Here are some of the pearls of wisdom of the security questioning that too many people face flying to Israel:
-Him: So how come you’re Israeli when you’re from East Jerusalem?
-Me: What do you mean?
-Him: People from East Jerusalem don’t have Israeli citizenship.
-Me: Right, for some reason people who are born in this country from a specific ethnicity don’t get the citizenship automatically. But you can ask.
-Him: So? You asked and they gave you citizenship? Just like that?
-Me: They shouldn’t have?
-Him: No, I just want to understand how the process works.
-Me: I asked and they gave me.
-Him: Nice...I see here that you were born in Spain.
-Me: Yes I was.
-Him: How? -Me: How what? How I was born in Spain? -Him: Yes.
-Me: My mother was pregnant, and then she gave birth in Spain.
-Him: What do you mean? -Me: My parents lived in Spain for over 40 years.
-Him: Wow, cool, they’re still there? -Me: No.
-Him: Where are they? -Me: In Jerusalem.
-Him: In Jerusalem-Jerusalem or east Jerusalem?
-Me: Is east Jerusalem not in Jerusalem?
-Him: You know what I mean…
-Me: I know exactly what you mean.
-Him: So? -Me: East Jerusalem-Jerusalem.
-Him: And you’re still in touch with them.
-Me: Of course.
-Him: And you go and visit them? -Me: Yep.

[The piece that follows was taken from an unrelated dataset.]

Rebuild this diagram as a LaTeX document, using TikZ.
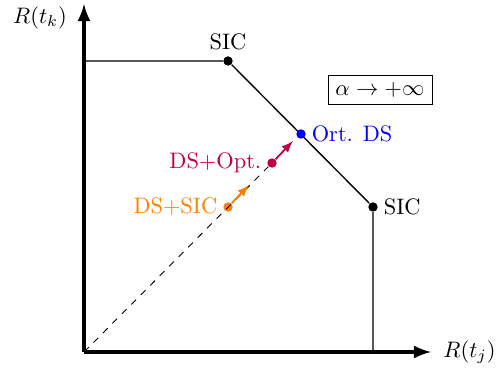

-Him: Nice, and how do they accept the fact that…
-Me: That…
-Him: You know, that you’re…
-Me: Gay? -Him: Yes.
-Me: Is that very important to the security of the flight and for the security of the State of Israel?
-Him: Ahem… What do you mean?
-Me: I wonder, if the fact that my parents accept me or not is important right now, in this situation?
-Him: Ahem… One second please wait here...Do you have something in a package in your luggage?
-Me: What do you mean?
-Him: Something closed in a package?
-Me: No.
-Him: You didn’t go shopping? -Me: I did.
-Him: So you have packages.
-Me: I have bags of clothes.
-Him: So you might have something in the bags.
-Me: What? -Him: There is a possibility that where you shopped they put something in the bags.
-Me: In H&M they put something in my bags? -Him: Do you have a bomb in your luggage? -Me: LOL – No.
-Him: Okay...What do you do? -Me: Insurance.
-Him: As what? -Me: Data and statistics manager.
-Him: Nice, where? Do you have an employee card?
-Me: No, why would I need to bring my employee card on a vacation abroad?
-Him: No, but how can you prove that you work in insurance?
-Me: I have a business card.
-Him: Oh! Your telemarketers keep calling me and sending me e-mails all the time, even after I unsubscribed from your mailing list.
-Me: Give me your ID number and I’ll ask them to not to bother you anymore.
-Him: It’s your fault right? You’re the data manager.
-Me: It’s from the marketing department.
-Him: Wait a minute, it says Zizo here, what is Zizo? -Me: Zizo is my nickname, almost everybody calls me Zizo.
-Him: Really? Why? To sound less Arab?
-Me: What do you mean?
-Him: So they think you’re Jewish, you know, Zizo is not Ziyad…
-Me: You know someone Jewish called Zizo?
-Him: No, but you know…
-Me: Actually, it was my grandmother who gave me the nickname, a Muslim Arab woman, and so they called me in school in Spain, and then here everybody kept calling me that. And again, is that important to the safety of the flight?
-Him: I need to ask everything I have to.
-Me: So we’re staying here till tomorrow? Because I have work tomorrow and I need to know if I need to tell them I’ll be late.
-Him: Lol, you’re funny.
-Me: No, I’m not.
Him: Well, now after checking-in go directly right there, do not stop and do not talk to anyone on your way and don’t take anything from anyone.
AND ALL this was only a small part of it. There is no evidence that anyone has ever been arrested or stopped from carrying out terrorism by these often invasive, racist and harassing questions that millions of travelers, including Israeli citizens from the Arab minority, have been subjected to over the decades. While I understand the need for security, the racial profiling harms innocent people. The questioning has outlived its use, there are better methods to ensure security. Over the years many famous Arabs in Israel, such as Supreme Court Justice Salem Jubran’s daughter and actress Mira Awad have suffered from this profiling. It is time that its efficacy be examined and the racism and discrimination stop.